It was done slowly and quietly. It did not invite suspicion of wrongdoing and consequent outrage because the action took place at the hands of the nominal Hindu leaders themselves. The leaders belonging to the Nehruvian Congress, the Communists and the Socialists, the three most prominent political forces in independent India for the first three decades. But all the three were ideologically conditioned for an anti-Hindu stance, or at least careless about the Hindu interests.

The non-Congress, non-Communist political forces were too dumb to understand this seemingly small but highly disastrous development. They took it as just some ‘extra caring for minority’, in the same way as they later accepted socialism also as if a good will gesture, not seeing its already failed practice and very harmful consequences in many countries.

In this way the meaning of Articles 25-30 had been manipulated by the Nehruvian leaders and their socialist-communist cohorts. It were turned into something which was never the intent of the Constitution makers.

This is a case to understand, too, that the meaning of words and statements in politics are decided by determination, strength and consistent education (or stubborn propaganda). That is why the exact same words and sentences written in different political documents could mean entirely different, even contrary, things.

The wrong interpretation of the Articles 25-30, and selective anti-Hindu application of Article 31 have been gradually established and made acceptable by decades of cunning and conditioning. This has been one of the sources of instigating minoritism and anti-Hindu secularism, both totally against the philosophy of the Constitution.
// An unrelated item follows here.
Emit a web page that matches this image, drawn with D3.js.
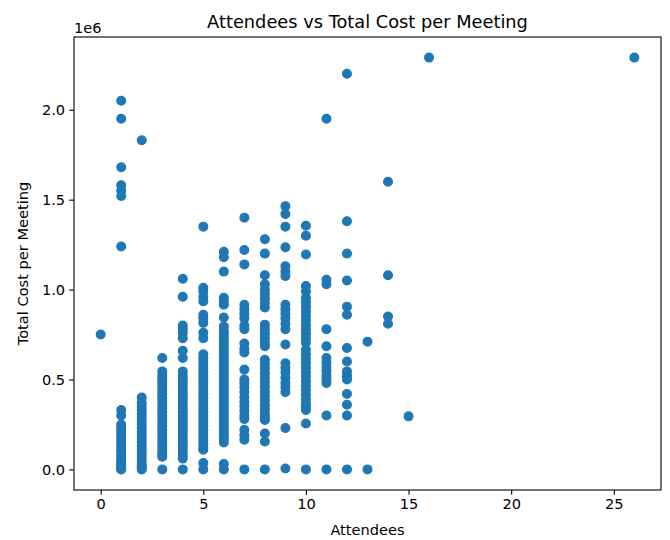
<!DOCTYPE html>
<html>
<head>
<meta charset="utf-8">
<script src="https://cdn.jsdelivr.net/npm/d3@7"></script>
<style>
  body { margin: 0; background: #fff; }
  text { font-family: "DejaVu Sans", sans-serif; fill: #000; }
</style>
</head>
<body>
<script>
// attendee counts that have meetings, and the cost of each meeting (in 1e6)
var attendeeCounts = [0, 1, 2, 3, 4, 5, 6, 7, 8, 9, 10, 11, 12, 13, 14, 15, 16, 26];

var cost0 = [0.75];
var cost1 = [2.05, 1.95, 1.68, 1.58, 1.55, 1.52, 1.24, 0.33, 0.30, 0.25, 0.23, 0.21, 0.19, 0.17, 0.15, 0.13, 0.11, 0.10, 0.08, 0.06, 0.05, 0.04, 0.03, 0.02, 0.01, 0.005, 0.0];
var cost2 = [1.83, 0.40, 0.37, 0.35, 0.33, 0.31, 0.29, 0.27, 0.25, 0.23, 0.21, 0.19, 0.17, 0.15, 0.13, 0.11, 0.09, 0.07, 0.05, 0.03, 0.02, 0.01, 0.0];
var cost3 = [0.62, 0.545, 0.52, 0.50, 0.48, 0.46, 0.44, 0.42, 0.40, 0.38, 0.36, 0.34, 0.32, 0.30, 0.28, 0.26, 0.24, 0.22, 0.20, 0.18, 0.16, 0.14, 0.12, 0.10, 0.08, 0.07, 0.0];
var cost4 = [1.06, 0.96, 0.80, 0.78, 0.76, 0.73, 0.66, 0.62, 0.545, 0.52, 0.50, 0.48, 0.46, 0.44, 0.42, 0.40, 0.38, 0.36, 0.34, 0.32, 0.30, 0.28, 0.26, 0.24, 0.22, 0.20, 0.18, 0.16, 0.14, 0.12, 0.10, 0.08, 0.06, 0.0];
var cost5 = [1.35, 1.01, 0.99, 0.96, 0.935, 0.86, 0.84, 0.815, 0.76, 0.73, 0.64, 0.62, 0.60, 0.58, 0.56, 0.54, 0.52, 0.50, 0.48, 0.46, 0.44, 0.42, 0.40, 0.38, 0.36, 0.34, 0.32, 0.30, 0.28, 0.26, 0.24, 0.22, 0.20, 0.18, 0.16, 0.14, 0.12, 0.11, 0.036, 0.0];
var cost6 = [1.21, 1.18, 1.10, 0.955, 0.935, 0.916, 0.845, 0.795, 0.77, 0.75, 0.73, 0.71, 0.69, 0.67, 0.65, 0.63, 0.61, 0.59, 0.57, 0.55, 0.53, 0.51, 0.49, 0.47, 0.45, 0.43, 0.41, 0.39, 0.37, 0.35, 0.33, 0.31, 0.29, 0.27, 0.25, 0.23, 0.21, 0.19, 0.17, 0.15, 0.03, 0.0];
var cost7 = [1.40, 1.22, 1.14, 0.915, 0.89, 0.865, 0.84, 0.80, 0.78, 0.70, 0.67, 0.65, 0.555, 0.50, 0.48, 0.455, 0.43, 0.40, 0.375, 0.35, 0.325, 0.30, 0.28, 0.22, 0.19, 0.165, 0.0];
var cost8 = [1.28, 1.20, 1.08, 1.03, 1.00, 0.975, 0.95, 0.925, 0.90, 0.805, 0.78, 0.755, 0.73, 0.705, 0.685, 0.61, 0.585, 0.56, 0.535, 0.51, 0.485, 0.46, 0.435, 0.41, 0.385, 0.36, 0.335, 0.31, 0.29, 0.275, 0.20, 0.155, 0.0];
var cost9 = [1.464, 1.42, 1.35, 1.235, 1.13, 1.10, 1.075, 0.915, 0.89, 0.865, 0.84, 0.81, 0.78, 0.695, 0.59, 0.565, 0.54, 0.51, 0.48, 0.455, 0.43, 0.23, 0.005];
var cost10 = [1.355, 1.30, 1.195, 1.02, 0.99, 0.955, 0.93, 0.905, 0.88, 0.855, 0.83, 0.805, 0.78, 0.755, 0.73, 0.705, 0.665, 0.64, 0.615, 0.59, 0.565, 0.54, 0.515, 0.49, 0.465, 0.44, 0.415, 0.39, 0.365, 0.35, 0.33, 0.255, 0.0];
var cost11 = [1.95, 1.055, 1.03, 0.78, 0.685, 0.62, 0.595, 0.57, 0.545, 0.52, 0.50, 0.48, 0.30, 0.0];
var cost12 = [2.20, 1.38, 1.20, 1.05, 0.905, 0.86, 0.675, 0.60, 0.545, 0.52, 0.50, 0.42, 0.36, 0.30, 0.0];
var cost13 = [0.71, 0.0];
var cost14 = [1.60, 1.08, 0.85, 0.81];
var cost15 = [0.295];
var cost16 = [2.29];
var cost26 = [2.29];

var costsByCount = [cost0, cost1, cost2, cost3, cost4, cost5, cost6, cost7, cost8, cost9,
                    cost10, cost11, cost12, cost13, cost14, cost15, cost16, cost26];

var xTicks = [0, 5, 10, 15, 20, 25];
var yTicks = [0, 0.5, 1.0, 1.5, 2.0];

var width = 670;
var height = 540;
// plot area edges (avoid "top", it is window.top)
var plotLeft = 74, plotRight = 661, plotTop = 37, plotBottom = 490;
var blue = "#1f77b4";
var labelSize = "14.6px";

var points = [];
attendeeCounts.forEach(function(n, i) {
  costsByCount[i].forEach(function(c) { points.push({x: n, y: c}); });
});

// matplotlib style 5% margins
var xExt = d3.extent(points, d => d.x);
var yExt = d3.extent(points, d => d.y);
var xPad = (xExt[1] - xExt[0]) * 0.05;
var yPad = (yExt[1] - yExt[0]) * 0.05;

var x = d3.scaleLinear().domain([xExt[0] - xPad, xExt[1] + xPad]).range([plotLeft, plotRight]);
var y = d3.scaleLinear().domain([yExt[0] - yPad, yExt[1] + yPad]).range([plotBottom, plotTop]);

var svg = d3.select("body").append("svg")
  .attr("width", width)
  .attr("height", height);

svg.append("g")
  .selectAll("circle")
  .data(points)
  .enter().append("circle")
    .attr("cx", d => x(d.x))
    .attr("cy", d => y(d.y))
    .attr("r", 4.4)
    .attr("fill", blue)
    .attr("stroke", blue)
    .attr("stroke-width", 1.2);

// axes
var xAxis = svg.append("g")
  .attr("transform", `translate(0, ${plotBottom})`)
  .call(d3.axisBottom(x).tickValues(xTicks).tickFormat(d3.format("d"))
    .tickSize(4.86).tickPadding(4).tickSizeOuter(0));

var yAxis = svg.append("g")
  .attr("transform", `translate(${plotLeft}, 0)`)
  .call(d3.axisLeft(y).tickValues(yTicks).tickFormat(d3.format(".1f"))
    .tickSize(4.86).tickPadding(4).tickSizeOuter(0));

[xAxis, yAxis].forEach(function(a) {
  a.select(".domain").remove();
  a.selectAll("line").attr("stroke", "#000").attr("stroke-width", 1.1);
  a.selectAll("text").attr("font-size", labelSize).attr("font-family", "DejaVu Sans");
});

// frame
svg.append("rect")
  .attr("x", plotLeft).attr("y", plotTop)
  .attr("width", plotRight - plotLeft).attr("height", plotBottom - plotTop)
  .attr("fill", "none")
  .attr("stroke", "#000")
  .attr("stroke-width", 1.1);

svg.append("text")
  .attr("x", (plotLeft + plotRight) / 2).attr("y", 28)
  .attr("text-anchor", "middle")
  .attr("font-size", "17.8px")
  .text("Attendees vs Total Cost per Meeting");

svg.append("text")
  .attr("x", plotLeft).attr("y", 33)
  .attr("font-size", labelSize)
  .text("1e6");

svg.append("text")
  .attr("x", (plotLeft + plotRight) / 2).attr("y", 535)
  .attr("text-anchor", "middle")
  .attr("font-size", labelSize)
  .text("Attendees");

svg.append("text")
  .attr("transform", `translate(28, ${(plotTop + plotBottom) / 2}) rotate(-90)`)
  .attr("text-anchor", "middle")
  .attr("font-size", labelSize)
  .text("Total Cost per Meeting");
</script>
</body>
</html>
It can be corrected by an equally determined, but clearheaded movement by conscious Hindus. Perhaps only after a sustained effort in educating the Hindus and campaigning for it. The select, privileged minorities – Muslims and Christian missionaries – will accept the original and just meaning only when they will understand that Hindus are fully awakened in demanding EQUAL rights and would no longer accept being second class citizens in their own country

Till then it is the de jure and de facto lower status for Hindus in India. Which is why, many organized spiritual traditions of Hindu society in preset day India try to distance themselves from the Hindu dharma and Hindu society. Simply, because no one wants to remain in lowly situation and associated with a weak society. Sometimes they went even to courts to be declared non-Hindus and given the status of a ‘minority’. It is precisely because a minority tag in India enjoys more power and a Hindu tag less, a pure Hindu tradition wants to be recognized as non-Hindu!

This is an additional evidence that the Hindus in this country have become un-protected by the practice of the political system.

Another practical proof of the lower status of the Hindus in India is: that the Muslims and Christians enjoy double rights in Indian courts. They can go there either as a citizen or as a member of ‘minority’ community to seek redressal. But a Hindu can go to the court only as a citizen. As a Hindu one has no right at all. Thus, it has become a de-facto and de-jure case of two types of citizens in India. Minority and non-minority. The former having two rights, the later only one.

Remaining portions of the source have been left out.